* start Raw data *
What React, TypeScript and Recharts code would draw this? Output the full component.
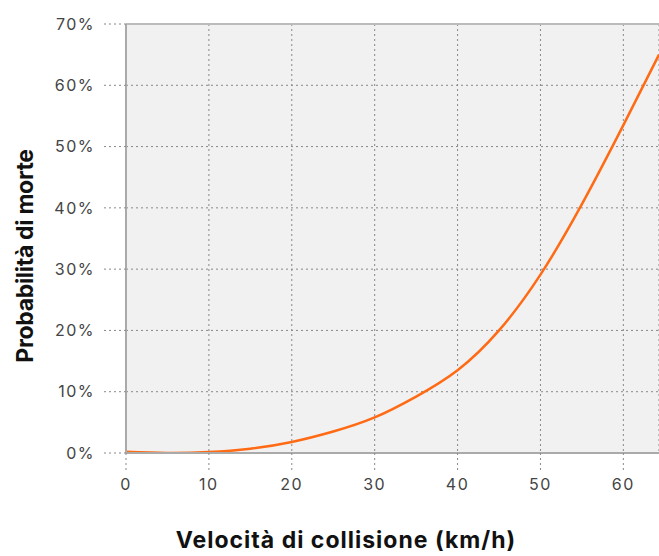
import { LineChart, Line, XAxis, YAxis, CartesianGrid, ReferenceLine } from "recharts"

const speeds = [0, 5, 10, 15, 20, 25, 30, 35, 40, 45, 50, 55, 60, 64.3]
const probability = [0.2, 0.0, 0.15, 0.7, 1.8, 3.5, 5.8, 9.2, 13.5, 20.0, 29.1, 40.6, 53.5, 65.0]
const xTicks = [0, 10, 20, 30, 40, 50, 60]
const yTicks = [0, 10, 20, 30, 40, 50, 60, 70]

const data = speeds.map((v, i) => ({ v, p: probability[i] }))

const tickStyle = { fill: "#444", fontSize: 16, fontFamily: "Inter, sans-serif", letterSpacing: 1.5 }
const gridLine = { stroke: "#888", strokeDasharray: "2 3" }

export default function App() {
  return (
    <div style={{ position: "absolute", left: 0, top: 0, width: 659, height: 556, background: "#fff" }}>
      <LineChart width={659} height={556} data={data} margin={{ top: 24, right: 0, left: 0, bottom: 0 }}>
        <CartesianGrid fill="#f1f1f1" stroke="#888" strokeDasharray="2 3" />
        <XAxis
          type="number"
          dataKey="v"
          domain={[0, 64.3]}
          ticks={xTicks}
          tick={tickStyle}
          tickSize={17}
          tickMargin={9}
          tickLine={gridLine}
          axisLine={{ stroke: "#aaa", strokeWidth: 2 }}
          height={103}
          label={{
            content: () => (
              <text x={346} y={548} textAnchor="middle" fontSize={23} fontWeight={700} letterSpacing={1} fontFamily="Inter, sans-serif" fill="#111">
                Velocità di collisione (km/h)
              </text>
            ),
          }}
        />
        <YAxis
          type="number"
          domain={[0, 70]}
          ticks={yTicks}
          allowDataOverflow
          tick={tickStyle}
          tickFormatter={(t) => `${t}%`}
          tickSize={22}
          tickMargin={9}
          tickLine={gridLine}
          axisLine={{ stroke: "#aaa", strokeWidth: 2 }}
          width={126}
          label={{
            content: () => (
              <text
                x={33}
                y={256}
                transform="rotate(-90 33 256)"
                textAnchor="middle"
                fontSize={23}
                fontWeight={700}
                letterSpacing={-0.3}
                fontFamily="Inter, sans-serif"
                fill="#111"
              >
                Probabilità di morte
              </text>
            ),
          }}
        />
        <ReferenceLine y={70} stroke="#bbb" strokeWidth={2} />
        <Line
          type="natural"
          dataKey="p"
          stroke="#ff6a14"
          strokeWidth={2.5}
          dot={false}
          isAnimationActive={false}
        />
      </LineChart>
    </div>
  )
}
* end Raw data *
**Directive**: Give all the lines above again, character for character, without pictures.

**Correct answer**:
What React, TypeScript and Recharts code would draw this? Output the full component.
import { LineChart, Line, XAxis, YAxis, CartesianGrid, ReferenceLine } from "recharts"

const speeds = [0, 5, 10, 15, 20, 25, 30, 35, 40, 45, 50, 55, 60, 64.3]
const probability = [0.2, 0.0, 0.15, 0.7, 1.8, 3.5, 5.8, 9.2, 13.5, 20.0, 29.1, 40.6, 53.5, 65.0]
const xTicks = [0, 10, 20, 30, 40, 50, 60]
const yTicks = [0, 10, 20, 30, 40, 50, 60, 70]

const data = speeds.map((v, i) => ({ v, p: probability[i] }))

const tickStyle = { fill: "#444", fontSize: 16, fontFamily: "Inter, sans-serif", letterSpacing: 1.5 }
const gridLine = { stroke: "#888", strokeDasharray: "2 3" }

export default function App() {
  return (
    <div style={{ position: "absolute", left: 0, top: 0, width: 659, height: 556, background: "#fff" }}>
      <LineChart width={659} height={556} data={data} margin={{ top: 24, right: 0, left: 0, bottom: 0 }}>
        <CartesianGrid fill="#f1f1f1" stroke="#888" strokeDasharray="2 3" />
        <XAxis
          type="number"
          dataKey="v"
          domain={[0, 64.3]}
          ticks={xTicks}
          tick={tickStyle}
          tickSize={17}
          tickMargin={9}
          tickLine={gridLine}
          axisLine={{ stroke: "#aaa", strokeWidth: 2 }}
          height={103}
          label={{
            content: () => (
              <text x={346} y={548} textAnchor="middle" fontSize={23} fontWeight={700} letterSpacing={1} fontFamily="Inter, sans-serif" fill="#111">
                Velocità di collisione (km/h)
              </text>
            ),
          }}
        />
        <YAxis
          type="number"
          domain={[0, 70]}
          ticks={yTicks}
          allowDataOverflow
          tick={tickStyle}
          tickFormatter={(t) => `${t}%`}
          tickSize={22}
          tickMargin={9}
          tickLine={gridLine}
          axisLine={{ stroke: "#aaa", strokeWidth: 2 }}
          width={126}
          label={{
            content: () => (
              <text
                x={33}
                y={256}
                transform="rotate(-90 33 256)"
                textAnchor="middle"
                fontSize={23}
                fontWeight={700}
                letterSpacing={-0.3}
                fontFamily="Inter, sans-serif"
                fill="#111"
              >
                Probabilità di morte
              </text>
            ),
          }}
        />
        <ReferenceLine y={70} stroke="#bbb" strokeWidth={2} />
        <Line
          type="natural"
          dataKey="p"
          stroke="#ff6a14"
          strokeWidth={2.5}
          dot={false}
          isAnimationActive={false}
        />
      </LineChart>
    </div>
  )
}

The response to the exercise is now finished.